Sep 25, 2019 ICLR 2020 Conference Withdrawn Submission readers: everyone
  • Keywords: Domain adaptation, Cyber security, Software vulnerability detection, Machine learning, Deep learning
  • TL;DR: Our aim in this paper is to propose a new approach for tackling the problem of transfer learning from labeled to unlabeled software projects in the context of SVD in order to resolve the mode collapsing problem faced in previous approaches.

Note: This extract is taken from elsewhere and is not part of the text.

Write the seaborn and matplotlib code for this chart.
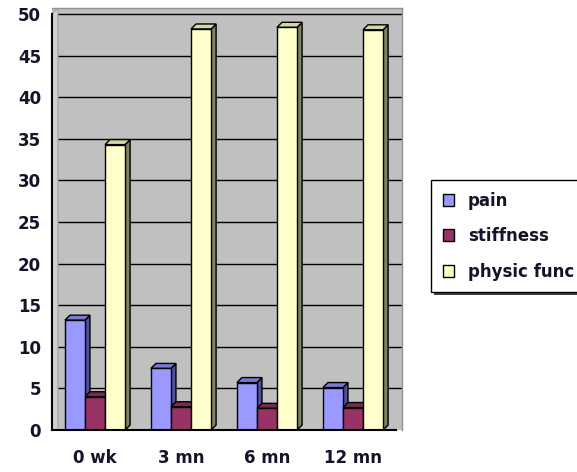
import matplotlib
matplotlib.use("Agg")
import matplotlib.pyplot as plt
from matplotlib.patches import Polygon, Patch
import numpy as np
import pandas as pd
import seaborn as sns

# Follow-up time points and mean scores per outcome
periods = ["0 wk", "3 mn", "6 mn", "12 mn"]
pain = [13.2, 7.4, 5.7, 5.1]
stiffness = [4.0, 2.8, 2.6, 2.7]
physic_func = [34.3, 48.2, 48.4, 48.1]
series_names = ["pain", "stiffness", "physic func"]
y_ticks = [0, 5, 10, 15, 20, 25, 30, 35, 40, 45, 50]

front_colors = ["#9999FF", "#993366", "#FFFFCC"]
side_colors = ["#50509A", "#5C1F3D", "#808066"]
top_colors = ["#7A7AD0", "#7A2952", "#D6D6A8"]

df = pd.DataFrame({
    "period": np.repeat(periods, 3),
    "series": series_names * len(periods),
    "score": [v for trio in zip(pain, stiffness, physic_func) for v in trio],
})

sns.set_theme(style="white")
plt.rcParams["font.family"] = ["DejaVu Sans"]

W, H = 577, 472
fig = plt.figure(figsize=(W / 100, H / 100), dpi=100)
fig.patch.set_facecolor("white")

# plot area (front axis plane starts at x=52, floor at y=430, value 50 at y=14)
left_px, right_px, top_px, bottom_px = 52, 402, 8, 430
ax = fig.add_axes([left_px / W, 1 - bottom_px / H,
                   (right_px - left_px) / W, (bottom_px - top_px) / H])
ax.set_facecolor("#C0C0C0")

sns.barplot(data=df, x="period", y="score", hue="series", order=periods,
            hue_order=series_names, palette=front_colors, saturation=1,
            width=0.7, gap=0, edgecolor="black", linewidth=1.0, legend=False,
            ax=ax, zorder=3)

cat_px = 86.0
px_per_unit = (430 - 14) / 50.0
ax.set_xlim(-0.5, 3.5 + (right_px - left_px - 4 * cat_px) / cat_px)
ax.set_ylim(0, 50 + (14 - top_px) / px_per_unit)

# 3-D depth faces for each bar
dx = 5 / cat_px
dy = 5 / px_per_unit
n_per = len(periods)
for i, bar in enumerate(ax.patches[: 3 * n_per]):
    s = i // n_per
    x0 = bar.get_x()
    w = bar.get_width()
    h = bar.get_height()
    x1 = x0 + w
    z = 3 + s
    bar.set_zorder(z + 0.5)
    side = Polygon([(x1, 0), (x1 + dx, dy), (x1 + dx, h + dy), (x1, h)],
                   closed=True, facecolor=side_colors[s], edgecolor="black",
                   linewidth=1.0, zorder=z)
    top = Polygon([(x0, h), (x0 + dx, h + dy), (x1 + dx, h + dy), (x1, h)],
                  closed=True, facecolor=top_colors[s], edgecolor="black",
                  linewidth=1.0, zorder=z)
    ax.add_patch(side)
    ax.add_patch(top)

# back-wall gridlines
for t in y_ticks[1:]:
    ax.axhline(t, color="black", linewidth=1.0, zorder=1)

# left side wall strip
wall = Polygon([(-0.5, 0), (-0.5 + 6 / cat_px, 0), (-0.5 + 6 / cat_px, ax.get_ylim()[1]),
                (-0.5, 50)], closed=True, facecolor="#CFCFCF", edgecolor="#A0A0A0",
               linewidth=0.8, zorder=1.5)
ax.add_patch(wall)

ax.set_yticks(y_ticks)
ax.set_yticklabels([str(t) for t in y_ticks])
ax.set_xticks(np.arange(-0.5, 4.0, 1.0))
ax.set_xticklabels([])
ax.set_xticks(np.arange(len(periods)), minor=True)
ax.set_xticklabels(periods, minor=True)
ax.set_xlabel("")
ax.set_ylabel("")

ax.tick_params(axis="y", which="major", direction="out", length=5, width=1.2,
               color="black", labelsize=12, labelcolor="#141428", pad=3)
ax.tick_params(axis="x", which="major", direction="out", length=5, width=1.2,
               color="black")
ax.tick_params(axis="x", which="minor", length=0, labelsize=12,
               labelcolor="#141428", pad=14)
for lab in ax.get_yticklabels() + ax.get_xticklabels(minor=True):
    lab.set_fontweight("bold")

for side_name in ["top", "right"]:
    ax.spines[side_name].set_color("#909090")
    ax.spines[side_name].set_linewidth(1.0)
ax.spines["left"].set_color("black")
ax.spines["left"].set_linewidth(1.5)
ax.spines["left"].set_bounds(0, 50)
ax.spines["bottom"].set_color("black")
ax.spines["bottom"].set_linewidth(1.5)
ax.spines["bottom"].set_bounds(-0.5, 3.5)
ax.spines["left"].set_zorder(6)
ax.spines["bottom"].set_zorder(6)

handles = [Patch(facecolor=c, edgecolor="black", linewidth=1.0) for c in front_colors]
leg = fig.legend(handles, series_names, loc="upper left",
                 bbox_to_anchor=(431 / W, 1 - 180 / H),
                 frameon=True, fancybox=False,
                 shadow={"color": "#404040", "alpha": 1, "linewidth": 0},
                 prop={"size": 12, "weight": "bold"}, labelspacing=1.05,
                 handlelength=0.7, handleheight=0.7, handletextpad=0.8,
                 borderpad=0.7, borderaxespad=0)
leg.get_frame().set_edgecolor("black")
leg.get_frame().set_linewidth(1.0)
for t in leg.get_texts():
    t.set_color("#141428")

fig.savefig("out.png", dpi=100)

  • Abstract: Owing to the ubiquity of computer software, software vulnerability detection (SVD) has become an important problem in the software industry and in the field of computer security. One of the most crucial issues in SVD is coping with the scarcity of labeled vulnerabilities in projects that require the laborious manual labeling of code by software security experts. One possible way to address is to employ deep domain adaptation which has recently witnessed enormous success in transferring learning from structural labeled to unlabeled data sources. The general idea is to map both source and target data into a joint feature space and close the discrepancy gap of those data in this joint feature space. Generative adversarial network (GAN) is a technique that attempts to bridge the discrepancy gap and also emerges as a building block to develop deep domain adaptation approaches with state-of-the-art performance. However, deep domain adaptation approaches using the GAN principle to close the discrepancy gap are subject to the mode collapsing problem that negatively impacts the predictive performance. Our aim in this paper is to propose Dual Generator-Discriminator Deep Code Domain Adaptation Network (Dual-GD-DDAN) for tackling the problem of transfer learning from labeled to unlabeled software projects in the context of SVD in order to resolve the mode collapsing problem faced in previous approaches. The experimental results on real-world software projects show that our proposed method outperforms state-of-the-art baselines by a wide margin.